By: Mariano Andrade, NEW YORK (AFP)

    (New York, USA) - A laid-off designer of women's accessories gunned down a former co-worker outside New York's Empire State Building before being killed by police in a rush hour shoot-out Friday that wounded nine others.

     

    None of the nine injured in the horrific, but brief shooting outside the iconic skyscraper risked dying, Police Commissioner Ray Kelly told a news conference.

     

    The FBI quickly ruled out terrorism, a constant worry for New York's authorities.

     

    Kelly identified the gunman as Jeffrey Johnson, a "disgruntled former worker" from a women's apparel business called Hazan Imports. His age was originally given as 53 but later corrected to 58.

     

    "Johnson had been employed for six years at Hazan Imports as a designer of women's accessories.

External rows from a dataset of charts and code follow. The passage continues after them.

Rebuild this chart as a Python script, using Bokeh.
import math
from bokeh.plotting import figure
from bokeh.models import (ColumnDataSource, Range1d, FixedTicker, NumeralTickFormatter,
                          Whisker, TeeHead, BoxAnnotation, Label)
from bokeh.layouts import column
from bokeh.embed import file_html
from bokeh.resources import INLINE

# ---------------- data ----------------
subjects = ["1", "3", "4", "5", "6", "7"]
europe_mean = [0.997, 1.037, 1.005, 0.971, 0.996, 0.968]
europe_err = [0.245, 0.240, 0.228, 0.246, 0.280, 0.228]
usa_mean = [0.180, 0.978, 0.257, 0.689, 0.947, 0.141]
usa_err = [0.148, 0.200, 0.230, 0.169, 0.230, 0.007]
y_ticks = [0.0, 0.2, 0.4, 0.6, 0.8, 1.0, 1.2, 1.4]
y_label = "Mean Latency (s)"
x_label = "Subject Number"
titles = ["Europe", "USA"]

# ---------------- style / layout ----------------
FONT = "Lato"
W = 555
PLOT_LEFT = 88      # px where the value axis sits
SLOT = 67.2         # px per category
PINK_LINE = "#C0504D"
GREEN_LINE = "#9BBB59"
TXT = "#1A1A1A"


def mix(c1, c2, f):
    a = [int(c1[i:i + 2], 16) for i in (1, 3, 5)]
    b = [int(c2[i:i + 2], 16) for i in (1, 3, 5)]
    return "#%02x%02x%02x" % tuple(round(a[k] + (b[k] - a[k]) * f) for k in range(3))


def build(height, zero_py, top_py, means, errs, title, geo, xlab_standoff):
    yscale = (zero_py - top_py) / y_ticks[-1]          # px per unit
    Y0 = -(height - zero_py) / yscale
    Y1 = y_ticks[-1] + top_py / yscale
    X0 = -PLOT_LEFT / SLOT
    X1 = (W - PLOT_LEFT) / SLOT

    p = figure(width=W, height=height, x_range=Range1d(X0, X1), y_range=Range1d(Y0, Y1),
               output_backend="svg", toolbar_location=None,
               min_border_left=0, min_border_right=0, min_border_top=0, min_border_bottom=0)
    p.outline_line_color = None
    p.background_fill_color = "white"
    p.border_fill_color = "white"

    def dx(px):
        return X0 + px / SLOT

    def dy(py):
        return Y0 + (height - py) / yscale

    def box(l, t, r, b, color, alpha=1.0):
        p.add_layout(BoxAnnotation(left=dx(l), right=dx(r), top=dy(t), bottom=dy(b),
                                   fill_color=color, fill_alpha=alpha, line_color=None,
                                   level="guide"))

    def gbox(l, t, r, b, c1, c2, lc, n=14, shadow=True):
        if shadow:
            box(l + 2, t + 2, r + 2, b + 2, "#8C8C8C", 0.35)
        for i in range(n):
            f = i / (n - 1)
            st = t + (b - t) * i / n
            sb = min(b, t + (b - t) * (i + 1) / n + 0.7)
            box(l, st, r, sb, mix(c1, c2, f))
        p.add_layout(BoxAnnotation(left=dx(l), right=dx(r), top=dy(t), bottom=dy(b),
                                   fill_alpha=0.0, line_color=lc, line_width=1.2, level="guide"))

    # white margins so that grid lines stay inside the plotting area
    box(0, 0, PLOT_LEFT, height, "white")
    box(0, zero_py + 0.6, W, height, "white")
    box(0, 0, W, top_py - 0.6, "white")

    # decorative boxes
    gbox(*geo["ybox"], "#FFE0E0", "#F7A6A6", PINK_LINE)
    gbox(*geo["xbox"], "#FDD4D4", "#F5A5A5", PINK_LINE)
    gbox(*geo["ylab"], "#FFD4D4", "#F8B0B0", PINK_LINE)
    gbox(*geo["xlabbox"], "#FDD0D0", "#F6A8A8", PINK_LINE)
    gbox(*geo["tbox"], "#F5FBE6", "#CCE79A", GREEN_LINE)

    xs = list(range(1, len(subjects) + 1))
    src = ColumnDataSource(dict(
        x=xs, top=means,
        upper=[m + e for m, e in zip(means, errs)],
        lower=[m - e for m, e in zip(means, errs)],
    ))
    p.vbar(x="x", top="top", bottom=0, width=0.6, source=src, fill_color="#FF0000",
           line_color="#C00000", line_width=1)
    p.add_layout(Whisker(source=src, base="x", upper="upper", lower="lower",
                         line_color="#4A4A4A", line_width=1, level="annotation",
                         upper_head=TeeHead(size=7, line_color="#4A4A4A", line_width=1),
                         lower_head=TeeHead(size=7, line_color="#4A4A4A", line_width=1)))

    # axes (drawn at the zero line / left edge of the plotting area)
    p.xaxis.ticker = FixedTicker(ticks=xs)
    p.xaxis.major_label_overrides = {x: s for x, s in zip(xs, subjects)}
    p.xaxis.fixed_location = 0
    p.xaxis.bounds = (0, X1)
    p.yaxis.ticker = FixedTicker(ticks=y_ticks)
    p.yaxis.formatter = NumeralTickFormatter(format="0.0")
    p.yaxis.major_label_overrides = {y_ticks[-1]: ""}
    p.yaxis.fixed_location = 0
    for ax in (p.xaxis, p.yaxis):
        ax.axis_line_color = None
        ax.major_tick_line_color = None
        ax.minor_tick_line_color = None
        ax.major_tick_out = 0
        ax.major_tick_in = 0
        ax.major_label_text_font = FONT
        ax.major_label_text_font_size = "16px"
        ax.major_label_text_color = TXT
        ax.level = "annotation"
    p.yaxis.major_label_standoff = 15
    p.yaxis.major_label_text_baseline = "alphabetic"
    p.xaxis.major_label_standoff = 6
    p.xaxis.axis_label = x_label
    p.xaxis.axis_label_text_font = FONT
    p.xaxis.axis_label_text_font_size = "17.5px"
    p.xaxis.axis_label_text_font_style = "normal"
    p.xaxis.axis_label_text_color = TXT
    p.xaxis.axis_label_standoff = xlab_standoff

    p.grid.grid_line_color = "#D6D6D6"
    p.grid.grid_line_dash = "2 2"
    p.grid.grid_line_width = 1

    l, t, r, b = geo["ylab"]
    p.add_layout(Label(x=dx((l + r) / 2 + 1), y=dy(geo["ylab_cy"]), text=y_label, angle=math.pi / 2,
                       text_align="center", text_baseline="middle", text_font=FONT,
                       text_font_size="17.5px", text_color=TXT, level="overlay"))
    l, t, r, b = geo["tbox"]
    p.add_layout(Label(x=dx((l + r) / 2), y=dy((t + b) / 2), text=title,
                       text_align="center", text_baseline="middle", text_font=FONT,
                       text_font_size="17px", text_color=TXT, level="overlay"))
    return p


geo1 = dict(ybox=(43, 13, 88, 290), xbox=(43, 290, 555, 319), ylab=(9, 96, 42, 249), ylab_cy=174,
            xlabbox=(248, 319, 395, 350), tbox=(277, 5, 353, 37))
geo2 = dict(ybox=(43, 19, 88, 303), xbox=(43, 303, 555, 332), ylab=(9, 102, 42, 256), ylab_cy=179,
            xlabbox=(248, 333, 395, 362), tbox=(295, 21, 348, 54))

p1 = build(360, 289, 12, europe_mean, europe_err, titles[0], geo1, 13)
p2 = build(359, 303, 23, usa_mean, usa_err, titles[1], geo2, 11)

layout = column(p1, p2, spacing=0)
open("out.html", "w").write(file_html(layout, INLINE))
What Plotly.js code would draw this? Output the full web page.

During a downsizing at the company about a year ago Johnson was laid off," Kelly said.

     

    At about 9:00 am, just when the streets around the Empire State Building were filling with office workers and tourists, Johnson went to his former workplace and had an argument with an employee identified by US media as vice president of sales Steven Ercolino.

     

    "Johnson produced a pistol and fired at close range, striking his 41-year-old victim in the head," Kelly said.

     

    Kelly said the man used a .45 caliber handgun with a magazine capacity of eight rounds and fired three shots.

     

    The shooter put his gun in a bag and tried to flee but was confronted by two police officers who had been alerted by a nearby construction worker, Mayor Michael Bloomberg told the news conference.

     

    "The perpetrator clearly turned his gun on the police and tried to shoot them," Bloomberg said. "The cops returned fire, killing him."

     

    It was unclear whether the gunman had time to fire at the police and some of the gunshot wounds to bystanders may have been caused by stray police bullets, the mayor said. "Some may have been shot accidentally."

     

    This was only the latest in a string of high-profile shootings, including the massacre in a Colorado cinema and a Sikh temple.

     

    "How long are we going to ignore America's gun crisis?" asked the Violence Policy Center, a gun control lobby. "It is long past time to regulate the out-of-control gun industry that makes these horrendous public shootings possible."

     

    Bloomberg, one of the most outspoken politicians in the country on gun control, said New York remained the country's safest big city but added: "We are not immune to the national problem of gun violence."

     

    Streets around the Empire State Building were closed as police flooded the area. Television helicopters hovered overhead, filming the aftermath, including the body of the suspect covered in a white sheet.

     

    Police had no shortage of witnesses in the bustling neighborhood.

     

    "I was scared, in shock, literally shaking. It was just by chance I missed it," witness Rebecca Fox said. "I saw a woman covered with blood. Another woman was being taken to an ambulance."

     

    Fox said she had also seen the gunman, who appeared to be of middle age and was lying on the ground.

     

    "There was blood on the ground," she said.

     

    Another witness said she heard shots ring out just as she arrived at her office, where she works in the personnel department.

     

    "I was inside the building. He shot the manager outside and then ran to Fifth Avenue," Maria Almodovar Ramos said.

     

    She said the shooting spooked her "because I work in human resources and when you let certain people go you don't know how the individual will react."

     

    Police secured the area almost immediately and it was quickly apparent that only one shooter was involved.

     

    The FBI also said shortly afterwards that there was "no nexus to terrorism."

     

    Footage from news helicopters showed police inspecting the shooter's body under the north side of the Empire State Building. Officers were also seen marking about a dozen spots with evidence markers, many of them probably ammunition casings.

     

    The tower is one of the city's icons on a par with the Statue of Liberty and the Brooklyn Bridge.

     

    In 1997, six people were wounded and one killed in a shooting rampage on the skyscraper's observation deck before the gunman turned the gun on himself.